8.16.1. Playing non-DVD Media Formats

Mplayer is a cross-platform multimedia player that is quite popular on Linux. The makers of mplayer host the sites where you can obtain the codecs for media formats that aren't normally supported on Linux. These codecs are usually the Win32.dll files that are used on Windows systems, and mplayer is programmed to let you use these codecs on Linux. You can obtain the most commonly used media codecs by downloading the essentials package from http://www.mplayerhq.hu/homepage/dload.html. These codecs can be used with the other popular media player on Linux, xine. Uncompress the download and put the contents in /usr/lib/win32, which is where mplayer and xine will look for codecs by default:

dbrick@rivendell:$ tar -jxvf  essential-20050216.tar.bz2

dbrick@rivendell:$ sudo cp  essential-20050216/* /usr/lib/win32/

Restart your media player, and you should now be able to play most restricted formats. For a full list of formats that are supported, visit: http://www.mplayerhq.hu/homepage/design7/info.html.

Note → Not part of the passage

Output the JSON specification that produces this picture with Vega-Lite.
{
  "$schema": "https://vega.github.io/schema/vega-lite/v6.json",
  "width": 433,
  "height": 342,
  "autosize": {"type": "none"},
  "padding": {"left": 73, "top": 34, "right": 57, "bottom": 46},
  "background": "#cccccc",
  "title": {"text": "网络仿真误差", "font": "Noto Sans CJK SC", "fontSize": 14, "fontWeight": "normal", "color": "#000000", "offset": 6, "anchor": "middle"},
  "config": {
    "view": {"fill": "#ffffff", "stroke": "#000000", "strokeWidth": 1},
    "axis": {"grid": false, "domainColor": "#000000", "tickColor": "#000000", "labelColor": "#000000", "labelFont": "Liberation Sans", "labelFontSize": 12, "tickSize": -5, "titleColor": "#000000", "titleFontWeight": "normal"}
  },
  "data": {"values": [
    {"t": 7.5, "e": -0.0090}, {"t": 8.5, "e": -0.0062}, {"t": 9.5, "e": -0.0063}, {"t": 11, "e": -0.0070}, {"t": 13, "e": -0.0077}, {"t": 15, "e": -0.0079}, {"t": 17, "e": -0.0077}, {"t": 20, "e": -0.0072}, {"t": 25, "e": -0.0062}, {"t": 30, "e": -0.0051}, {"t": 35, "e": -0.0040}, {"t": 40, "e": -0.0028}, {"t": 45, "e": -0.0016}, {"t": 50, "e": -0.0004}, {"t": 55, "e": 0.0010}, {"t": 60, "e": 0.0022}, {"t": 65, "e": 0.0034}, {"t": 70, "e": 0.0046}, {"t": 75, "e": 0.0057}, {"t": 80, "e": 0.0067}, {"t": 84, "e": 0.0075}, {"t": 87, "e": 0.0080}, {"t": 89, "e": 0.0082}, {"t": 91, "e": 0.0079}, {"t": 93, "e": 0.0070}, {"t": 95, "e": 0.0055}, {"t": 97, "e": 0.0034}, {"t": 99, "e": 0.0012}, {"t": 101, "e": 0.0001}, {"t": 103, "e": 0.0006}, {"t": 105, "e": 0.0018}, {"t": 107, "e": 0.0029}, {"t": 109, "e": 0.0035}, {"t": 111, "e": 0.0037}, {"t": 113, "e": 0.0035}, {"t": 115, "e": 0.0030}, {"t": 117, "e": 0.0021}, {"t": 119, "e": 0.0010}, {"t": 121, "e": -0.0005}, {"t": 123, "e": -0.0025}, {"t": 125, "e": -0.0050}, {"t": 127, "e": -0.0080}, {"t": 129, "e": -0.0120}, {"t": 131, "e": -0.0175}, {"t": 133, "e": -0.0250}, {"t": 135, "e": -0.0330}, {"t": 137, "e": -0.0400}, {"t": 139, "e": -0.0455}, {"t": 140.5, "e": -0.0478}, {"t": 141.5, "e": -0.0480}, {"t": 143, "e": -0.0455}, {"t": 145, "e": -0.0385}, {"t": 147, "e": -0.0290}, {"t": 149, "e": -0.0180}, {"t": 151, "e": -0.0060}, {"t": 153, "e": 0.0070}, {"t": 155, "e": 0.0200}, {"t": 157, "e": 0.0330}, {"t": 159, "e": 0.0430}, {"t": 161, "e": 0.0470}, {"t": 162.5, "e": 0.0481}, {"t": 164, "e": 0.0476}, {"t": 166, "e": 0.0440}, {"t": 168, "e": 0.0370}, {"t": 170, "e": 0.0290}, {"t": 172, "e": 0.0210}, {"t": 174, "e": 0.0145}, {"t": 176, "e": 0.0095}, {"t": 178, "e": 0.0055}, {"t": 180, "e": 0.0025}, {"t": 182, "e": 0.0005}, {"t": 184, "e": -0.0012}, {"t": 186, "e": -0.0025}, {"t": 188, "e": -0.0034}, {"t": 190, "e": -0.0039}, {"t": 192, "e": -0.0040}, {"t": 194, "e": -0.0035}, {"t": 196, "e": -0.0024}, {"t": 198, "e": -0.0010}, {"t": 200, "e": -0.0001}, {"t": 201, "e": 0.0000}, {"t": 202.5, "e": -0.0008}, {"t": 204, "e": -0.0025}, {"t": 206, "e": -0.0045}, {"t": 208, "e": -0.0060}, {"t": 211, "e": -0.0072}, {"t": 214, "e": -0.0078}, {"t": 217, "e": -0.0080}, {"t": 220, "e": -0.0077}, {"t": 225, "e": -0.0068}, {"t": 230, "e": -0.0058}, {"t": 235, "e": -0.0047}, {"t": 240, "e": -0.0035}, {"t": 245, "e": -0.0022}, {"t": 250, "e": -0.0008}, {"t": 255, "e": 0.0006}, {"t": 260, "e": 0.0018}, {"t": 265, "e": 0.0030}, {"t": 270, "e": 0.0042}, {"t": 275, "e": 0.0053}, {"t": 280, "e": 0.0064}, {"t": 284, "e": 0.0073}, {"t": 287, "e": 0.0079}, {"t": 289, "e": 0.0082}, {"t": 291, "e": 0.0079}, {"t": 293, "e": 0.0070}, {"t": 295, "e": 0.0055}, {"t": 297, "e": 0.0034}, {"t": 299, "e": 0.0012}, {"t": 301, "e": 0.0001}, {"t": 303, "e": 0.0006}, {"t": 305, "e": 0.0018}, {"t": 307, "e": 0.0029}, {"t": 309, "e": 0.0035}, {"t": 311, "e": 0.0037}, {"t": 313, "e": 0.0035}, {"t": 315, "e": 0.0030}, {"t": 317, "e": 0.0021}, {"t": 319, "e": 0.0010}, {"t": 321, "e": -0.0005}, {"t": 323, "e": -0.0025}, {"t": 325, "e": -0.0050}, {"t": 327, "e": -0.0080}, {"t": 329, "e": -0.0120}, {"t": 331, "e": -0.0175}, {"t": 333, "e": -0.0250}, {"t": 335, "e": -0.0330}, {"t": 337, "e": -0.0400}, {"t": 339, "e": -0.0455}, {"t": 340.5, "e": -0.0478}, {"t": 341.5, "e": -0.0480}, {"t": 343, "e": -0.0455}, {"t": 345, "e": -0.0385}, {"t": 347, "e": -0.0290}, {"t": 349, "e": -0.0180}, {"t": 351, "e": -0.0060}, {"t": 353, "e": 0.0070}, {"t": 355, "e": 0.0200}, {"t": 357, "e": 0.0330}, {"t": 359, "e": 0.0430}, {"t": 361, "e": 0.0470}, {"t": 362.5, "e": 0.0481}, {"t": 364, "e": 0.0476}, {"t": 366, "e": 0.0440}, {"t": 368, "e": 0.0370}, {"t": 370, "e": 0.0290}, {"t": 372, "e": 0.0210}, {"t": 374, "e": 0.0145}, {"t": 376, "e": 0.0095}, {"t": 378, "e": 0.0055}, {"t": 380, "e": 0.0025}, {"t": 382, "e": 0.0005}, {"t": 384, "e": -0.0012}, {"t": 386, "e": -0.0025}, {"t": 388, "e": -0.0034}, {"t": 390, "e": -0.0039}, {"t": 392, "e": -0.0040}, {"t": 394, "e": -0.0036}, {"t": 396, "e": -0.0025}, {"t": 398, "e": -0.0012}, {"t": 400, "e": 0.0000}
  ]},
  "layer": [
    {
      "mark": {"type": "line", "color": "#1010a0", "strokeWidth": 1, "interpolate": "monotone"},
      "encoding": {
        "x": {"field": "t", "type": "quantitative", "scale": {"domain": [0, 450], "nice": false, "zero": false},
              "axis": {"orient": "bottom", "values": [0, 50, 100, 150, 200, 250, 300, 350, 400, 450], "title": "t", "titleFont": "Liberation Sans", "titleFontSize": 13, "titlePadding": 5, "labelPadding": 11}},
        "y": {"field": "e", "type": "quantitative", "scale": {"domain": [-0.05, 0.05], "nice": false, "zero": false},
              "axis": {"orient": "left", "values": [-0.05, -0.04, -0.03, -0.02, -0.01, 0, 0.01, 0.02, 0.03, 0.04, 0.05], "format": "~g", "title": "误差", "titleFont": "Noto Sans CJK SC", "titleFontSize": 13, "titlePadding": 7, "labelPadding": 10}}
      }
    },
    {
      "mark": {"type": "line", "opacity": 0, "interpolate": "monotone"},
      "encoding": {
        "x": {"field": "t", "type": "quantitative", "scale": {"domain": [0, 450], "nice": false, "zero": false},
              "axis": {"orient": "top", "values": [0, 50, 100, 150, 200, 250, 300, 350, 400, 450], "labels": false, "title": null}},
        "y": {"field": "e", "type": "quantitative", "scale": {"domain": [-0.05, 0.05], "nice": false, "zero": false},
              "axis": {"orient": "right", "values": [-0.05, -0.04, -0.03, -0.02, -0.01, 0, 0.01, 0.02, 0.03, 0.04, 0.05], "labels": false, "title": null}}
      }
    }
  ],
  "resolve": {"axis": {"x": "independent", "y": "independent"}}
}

Mplayer and xine each have several frontend GUIs, such as kmplayer, kaffeine, namp, Totem, and oxine. So, regardless of the media player your distribution is configured to use, you can probably drop the codecs into the /usr/lib/win32 directory and have it just work.


8.16.2. Playing DVDs

Getting DVDs to play on your Linux box is usually a bit trickier. Distributions, such as Suse, Mandrake, Fedora, and Debian, do not provide support for DVD playback compiled into the binaries of their media players (mplayer and xine usually). Your options are either to compile the support into the players yourself or to find a binary that already has it for you.

The best place I've found for instruction on DVD playback is at http://www.geniusweb.com/LDP/HOWTO/html_single/DVD-Playback-HOWTO/. By using the instructions on this website, you should be able to get DVD playback working for most distributions. For each distribution, there are usually several links that take you to download sites where you can get the latest packages of the media players or required libraries. Read each section carefully, and make sure you are installing only what is necessary to enable a particular media player backend; there is no need to perform the instructions for both mplayer and xine if you are only using one. The instructions also push the ogle frontend. You should feel free to use your preferred frontend it its place.

You'll notice that each distribution's instructions have you install the libdvdcss library. This library is used to playback encrypted DVDs (which is nearly all of them), so it is a requirement regardless of the backend you choose. In some countries, it may be illegal to use this library.

DVD playback requires quite a bit of processing power. Depending upon your setup, you may be able to get by with a processor as slow as Pentium II 500Mhz, but you probably can't go any slower than that. As mentioned on the website, you should also be sure to enable DMA on your DVD drive [Hack #55] . If you don't, you'll experience jerkiness in your video playback regardless of processor speed.